Assente fica que a verdadeira sabedoria habita no interior, na mente e que em ambas as linhas filosóficas se desconfia e muito das palavras. Assim, também no pensamento cristão agostiniano se privilegia a intuição, muito acima do discurso, para o conhecimento da realidade ou, como o filósofo lhe chama, das coisas: “Todo aquele porém que as pode intuir, esse interiormente é discípulo da Verdade.” (Santo Agostinho, 1984: 72).

Se a vida venturosa do cristão agostiniano, implica o conhecimento intuitivo e amor a este Mestre interior, não é menos verdade que a natureza é digna da melhor das contemplações enquanto belíssimo sinal de Deus. É evidente que há grandes diferenças entre ambas as tradições e não chegamos com Santo Agostinho a uma visão imanentista e panteísta, mas sim ao método contemplativo que rejeita as palavras enquanto instrumento privilegiado da verdade, favorecendo, à maneira taoista e budista, a ligação direta à realidade sem interferências intelectuais, ou pelo menos tão poucas quando possível.

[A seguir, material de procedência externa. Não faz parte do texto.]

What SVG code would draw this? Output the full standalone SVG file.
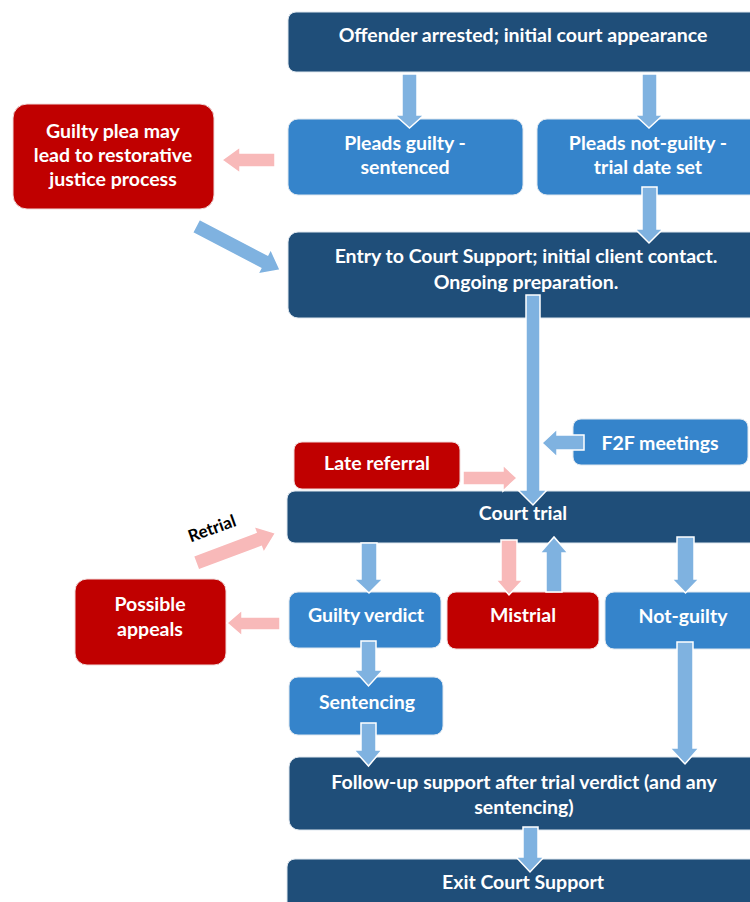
<svg xmlns="http://www.w3.org/2000/svg" width="750" height="902" viewBox="0 0 750 902">
<style>
.dk{fill:#1F4E79;stroke:#dfe7ef;stroke-width:1}
.md{fill:#3584CB;stroke:#dfe7ef;stroke-width:1}
.rd{fill:#C00000;stroke:#f0dada;stroke-width:1}
.t{font-family:Lato,"Liberation Sans",sans-serif;font-weight:bold;font-size:19.5px;fill:#ffffff;text-anchor:middle}
.ab{fill:#7FB2E0;stroke:#ffffff;stroke-width:1.5}
.ap{fill:#F8B9B9;stroke:#ffffff;stroke-width:1.5}
.lbl{font-family:Lato,"Liberation Sans",sans-serif;font-weight:bold;font-size:17px;fill:#000000;text-anchor:middle}
</style>
<rect width="750" height="902" fill="#ffffff"/>
<g id="n-arrested"><rect class="dk" x="288" y="12" width="472" height="60" rx="8"/><text class="t" x="523" y="42">Offender arrested; initial court appearance</text></g>
<g id="n-pleads-guilty"><rect class="md" x="288" y="119" width="235" height="76" rx="10"/><text class="t" x="405" y="150">Pleads guilty -</text><text class="t" x="405" y="174">sentenced</text></g>
<g id="n-pleads-not-guilty"><rect class="md" x="537" y="119" width="223" height="76" rx="10"/><text class="t" x="648" y="150">Pleads not-guilty -</text><text class="t" x="648" y="174">trial date set</text></g>
<g id="n-restorative"><rect class="rd" x="13" y="104" width="201" height="105" rx="14"/><text class="t" x="113" y="138">Guilty plea may</text><text class="t" x="113" y="162">lead to restorative</text><text class="t" x="113" y="186">justice process</text></g>
<g id="n-entry"><rect class="dk" x="288" y="232" width="472" height="86" rx="10"/><text class="t" x="526" y="263">Entry to Court Support; initial client contact.</text><text class="t" x="526" y="289">Ongoing preparation.</text></g>
<g id="n-f2f"><rect class="md" x="573" y="419" width="175" height="46" rx="8"/><text class="t" x="660" y="450">F2F meetings</text></g>
<g id="n-late"><rect class="rd" x="294" y="442" width="166" height="47" rx="8"/><text class="t" x="377" y="470">Late referral</text></g>
<g id="n-trial"><rect class="dk" x="287" y="491" width="473" height="52" rx="8"/><text class="t" x="523" y="520">Court trial</text></g>
<g id="n-appeals"><rect class="rd" x="75" y="579" width="151" height="86" rx="12"/><text class="t" x="150" y="611">Possible</text><text class="t" x="150" y="636">appeals</text></g>
<g id="n-guilty"><rect class="md" x="289" y="592" width="152" height="56" rx="9"/><text class="t" x="366" y="622">Guilty verdict</text></g>
<g id="n-mistrial"><rect class="rd" x="447" y="592" width="152" height="57" rx="9"/><text class="t" x="523" y="622">Mistrial</text></g>
<g id="n-notguilty"><rect class="md" x="605" y="592" width="155" height="57" rx="9"/><text class="t" x="683" y="623">Not-guilty</text></g>
<g id="n-sentencing"><rect class="md" x="289" y="677" width="154" height="58" rx="9"/><text class="t" x="367" y="709">Sentencing</text></g>
<g id="n-followup"><rect class="dk" x="289" y="757" width="471" height="73" rx="10"/><text class="t" x="524" y="789">Follow-up support after trial verdict (and any</text><text class="t" x="524" y="814">sentencing)</text></g>
<g id="n-exit"><rect class="dk" x="287" y="859" width="473" height="60" rx="8"/><text class="t" x="523" y="889">Exit Court Support</text></g>
<g id="connectors">
<polygon class="ab" points="402,74 417,74 417,115 424,115 409.5,128 395,115 402,115"/>
<polygon class="ab" points="642,74 657,74 657,115 663,115 649,128 635,115 642,115"/>
<polygon class="ab" points="642,187 657,187 657,229 663,229 649,243 635,229 642,229"/>
<polygon class="ap" points="275,153 240,153 240,147 222,160 240,173 240,167 275,167"/>
<polygon class="ab" transform="translate(196,226) rotate(27.6)" points="0,-7.5 77,-7.5 77,-14 95,0 77,14 77,7.5 0,7.5"/>
<polygon class="ab" points="526,295 540,295 540,490 547,490 533,505 518,490 526,490"/>
<polygon class="ab" points="584,435 557,435 557,429 542,443 557,457 557,450 584,450"/>
<polygon class="ap" points="463,471 503,471 503,465 517,478 503,491 503,485 463,485"/>
<polygon class="ap" transform="translate(196,563) rotate(-20.6)" points="0,-7.5 67,-7.5 67,-14 85,0 67,14 67,7.5 0,7.5"/>
<text class="lbl" x="214" y="534" transform="rotate(-20 214 534)">Retrial</text>
<polygon class="ab" points="361,543 377,543 377,579 383,579 369,593 354,579 361,579"/>
<polygon class="ap" points="501,540 517,540 517,580 523,580 509,595 496,580 501,580"/>
<polygon class="ab" points="546,592 562,592 562,553 568,553 554,537 540,553 546,553"/>
<polygon class="ab" points="677,537 694,537 694,579 699,579 685.5,593 672,579 677,579"/>
<polygon class="ap" points="280,617 242,617 242,610 227,623 242,636 242,630 280,630"/>
<polygon class="ab" points="361,641 376,641 376,670 383,670 368.5,686 354,670 361,670"/>
<polygon class="ab" points="361,723 376,723 376,750 382,750 368.5,766 354,750 361,750"/>
<polygon class="ab" points="677,642 693,642 693,748 699,748 685,764 670,748 677,748"/>
<polygon class="ab" points="523,827 538,827 538,857 544,857 530,872 516,857 523,857"/>
</g>
</svg>
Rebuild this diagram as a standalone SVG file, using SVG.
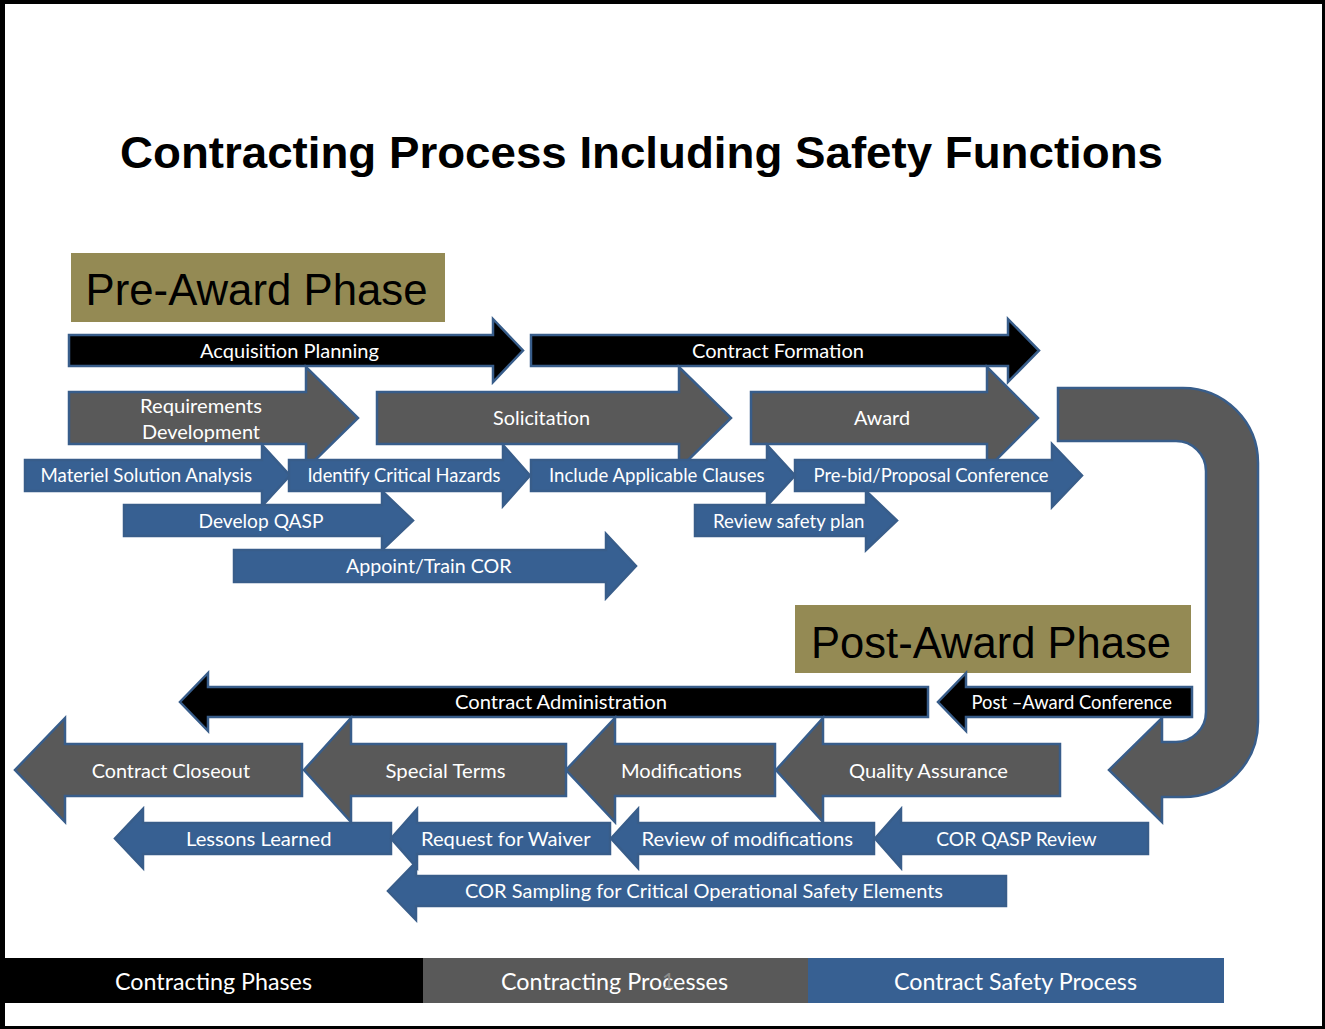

Por último, e num regresso ao nosso ponto de partida, reafirma-se que o budismo mais caracteristicamente chinês é o Chan, que habilmente equilibra e doseia os rigores mentalistas com um louvor incessante à natureza e a à vida, sendo por isso que o Mestre Chan Huiji (慧寂,807-883) defende estar a via de Buda no quotidiano ao qual somos ligados na sua expressão , “pelos olhos, ouvidos e nariz (眼裏耳裏鼻裏)” (Jiang, 1997:250 ).

Bibliografia

Alves, Ana Cristina. 2022. Cultura Chinesa, Uma Perspetiva Ocidental. Coordenação de Carmen Amado Mendes. Coimbra: Almedina, Centro Científico e Cultural de Macau.
______________. 2007. A Mulher na China. Lisboa Tágide.
Ikeda, Daisaku. Le Boudhisme en Chine. Monaco: Éditions du Rocher, 1986.
Nan Huai-Chin. 1997. Basic Buddhism. Exploring Buddhism and Zen. York Beach, Maine: Samuel Weiser, Inc.
Jiang Lansheng. 1997. 100 Excerpts from Zen Buddhist Texts. 《禪宗語錄一百則》Hong Kong: 商務印書館有限公司.
S. Agostinho. 1984. O Mestre. Braga: Faculdade de Filosofia.
Wilhelm, Richard (Trad.). 1989. I Ching or the book of changes. London: Arkana, Penguin Books.
張中鐸(編) (Zhang Zhongduo)《易经提要白話解》台南市:大孚,民84.